I think anything that can save usage of power or can, on site mean you get some heating or power directly is all you can hope for, as anything that relies on some external company to play fair is doomed to failure before the end of life of the product. Brian

Reply to
Brian Gaff

It is not clear either that that house was being heated by an air source heat pump (they talkked abiut heat recivery ventilation) or that it was correctly installed. Normally on new builds there is massive insulation, and underfloor heating - you need extremely large areas of 'radiator' to utilise the rather low grade heat from a heat pump.

If that famiy had an inadequate heat pump output or inadequate radiator area so they had to use immersion heating to get te temeperiures up, teh coist will treble. Alreday hot water needs to be boosted to 60C as that is generally outside the limits of an air sourced pump

I repeat. done *properly* heat pumps should be similar in cost to gas.

I nearly put in ground source here but I would have needed far more pipes in the UFH downstairs and it would have been impossible to utilise teh existing upstairs heating at all.

Reply to
The Natural Philosopher

Well no he can't.

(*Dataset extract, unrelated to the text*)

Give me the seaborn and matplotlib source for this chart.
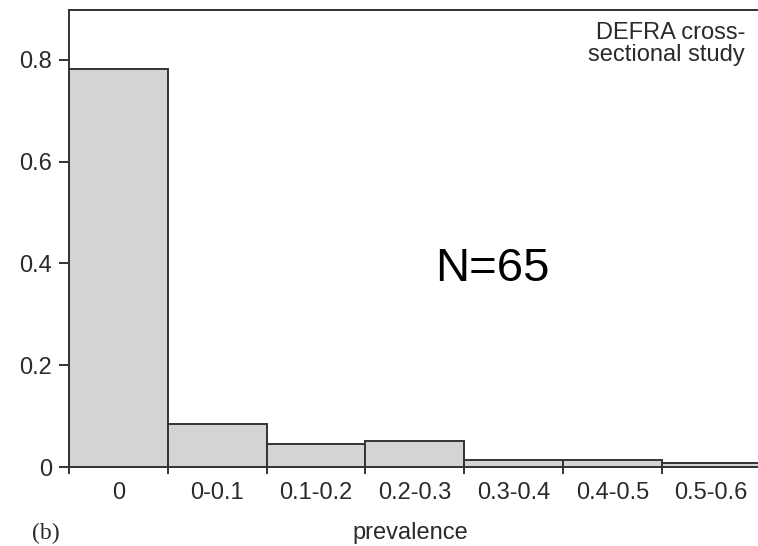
import matplotlib
matplotlib.use("Agg")
import matplotlib.pyplot as plt
import seaborn as sns
import numpy as np
import pandas as pd

categories = ["0", "0-0.1", "0.1-0.2", "0.2-0.3", "0.3-0.4", "0.4-0.5", "0.5-0.6"]
proportions = [0.783, 0.0845, 0.0446, 0.052, 0.0138, 0.0138, 0.0073]
yticks = [0, 0.2, 0.4, 0.6, 0.8]
ytick_labels = ["0", "0.2", "0.4", "0.6", "0.8"]

sns.set_theme(style="white")
plt.rcParams['font.family'] = ['Liberation Sans', 'DejaVu Sans']

W, H = 758, 546
fig = plt.figure(figsize=(W / 100, H / 100), dpi=100)
ax = fig.add_axes([69 / W, (H - 467) / H, (760.7 - 69) / W, (467 - 10) / H])

df = pd.DataFrame({"prevalence": categories, "proportion": proportions})
edge = "#333333"
sns.barplot(data=df, x="prevalence", y="proportion", order=categories,
            color="#d3d4d6", saturation=1, width=1.0, edgecolor=edge,
            linewidth=1.4, ax=ax)

ax.set_xlim(-0.5, 6.5)
ax.set_ylim(0, 0.898)
ax.set_xlabel("")
ax.set_ylabel("")

for s in ["left", "top", "bottom", "right"]:
    ax.spines[s].set_color(edge)
    ax.spines[s].set_linewidth(1.4)

ax.set_yticks(yticks)
ax.set_yticklabels(ytick_labels)
ax.tick_params(axis="y", which="major", left=True, length=7.2, width=1.4,
               color=edge, pad=5, labelsize=17, labelcolor="#2a2a2a")
ax.set_xticks(range(len(categories)))
ax.set_xticklabels(categories)
ax.tick_params(axis="x", which="major", bottom=True, length=0, pad=11,
               labelsize=17, labelcolor="#2a2a2a")
ax.set_xticks(np.arange(-0.5, len(categories), 1.0), minor=True)
ax.tick_params(axis="x", which="minor", bottom=True, length=5.2, width=1.4,
               color=edge, direction="out")

fig.text(745 / W, 1 - 22 / H, "DEFRA cross-\nsectional study", ha="right",
         va="top", fontsize=17, color="#2a2a2a", linespacing=1.0)
fig.text(492 / W, 1 - 281 / H, "N=65", ha="center", va="baseline",
         fontsize=34, color="black")
fig.text(410 / W, 1 - 539 / H, "prevalence", ha="center", va="baseline",
         fontsize=17, color="#2a2a2a")
fig.text(46 / W, 1 - 539 / H, "(b)", ha="center", va="baseline",
         fontsize=17, color="#2a2a2a", family=["Liberation Serif", "DejaVu Serif"])

fig.savefig("out.png", dpi=100)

He is dead now.

Reply to
The Natural Philosopher

From the article it sounded like the chancer who sold the kit in the first place, has now jumped ship to do some ambulance chasing himself!

Still I suppose he has nice start list of customers, especially if he can somehow make it the bank's fault.

Reply to
John Rumm

None of these stories says how big the array is so it's hard to comment. The picture looks like around 2Kw, When they are installed the owner is provided with an assessment of expected Kwh/year generated.

My first 4Kw array cost £14,000 and generates £2000/year so it's paid for itself recently. My newer array was £6000 but only generates £500/year.

I have near perfect orientation. Someone who hasn't might get a lot less.

Reply to
harry

Yes, he gets them coming and going. Priceless!

Reply to
Tim Streater

Presumably those figures are based on the theft-price you're getting, not on the market rate.

Reply to
Tim Streater

Ha. They got my non technical sister to sign up for solar panels... on a North South aligned double pitch roof.

They repaid her deposit when I got her to cancel!